É o caso da educadora Nara Salamunes, 45, diretora do Departamento de Ensino Fundamental da Secretaria Municipal de Educação. Mesmo comemorando taxas de repetência baixas para os padrões nacionais, na casa dos 3,81%, ela entende que se pode minorar o drama da repetência e do abandono, mas ainda resta o desempenho sofrível dos que passam. "A média do Saeb (Sistema de Avaliação da Educação Básica) ainda é baixa. Chegamos a 50% do que se esperava. Precisamos que saia do segundo ciclo lendo e tirando informações implícitas", alerta, sobre o cânion que ainda separa o ensino dos resultados.
Nas escolas do estado, a sirene já tocou. Dos 2,1 mil colégios da rede paranaense, 10%, 210, integram de um programa emergencial de recuperação. Os estabelecimentos foram identificados pelos índices de reprovação, distorção idade/série, principalmente depois que os resultados da Prova Brasil deixaram o boletim de alguns colégios no vermelho. "Há escolas que chegam a 30% de evasão/reprovação. São cerca de oito em Curitiba, mas a concentração é maior em cidades com baixos Índice de Desenvolvimento Humano (IDH), explica a educadora Yvelise Arco-Verde, superintendente de Educação da Seed.
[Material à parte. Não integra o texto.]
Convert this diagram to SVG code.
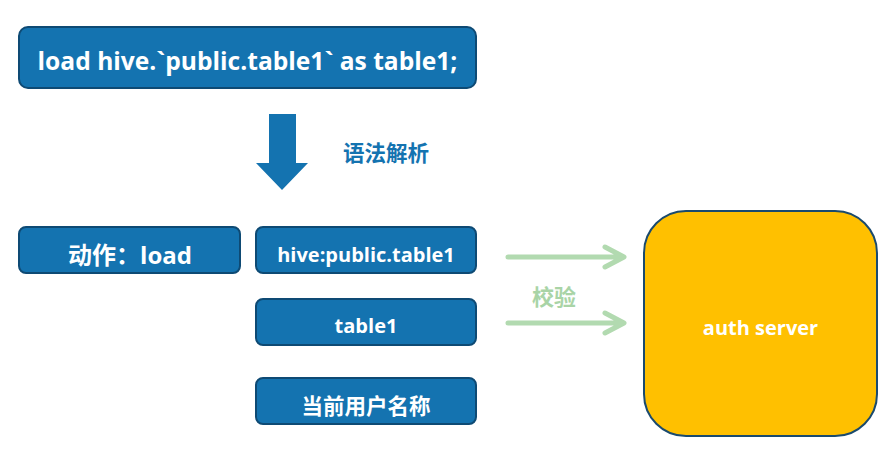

Yvelise prefere não divulgar a identidade das escolas para não expor as crianças e professores. Mas adianta que o arrastão vai incluir criação de contraturnos, programas especiais de gestão, impulso à prática de esportes e aos cursos de língua estrangeira. "A criança com dificuldade de aprendizagem não está prevista nos manuais didáticos. O sistema ainda é seletivo. A escola ainda reproduz a exclusão da sociedade", finaliza como num manifesto à moda antiga. Eles ainda são necessários.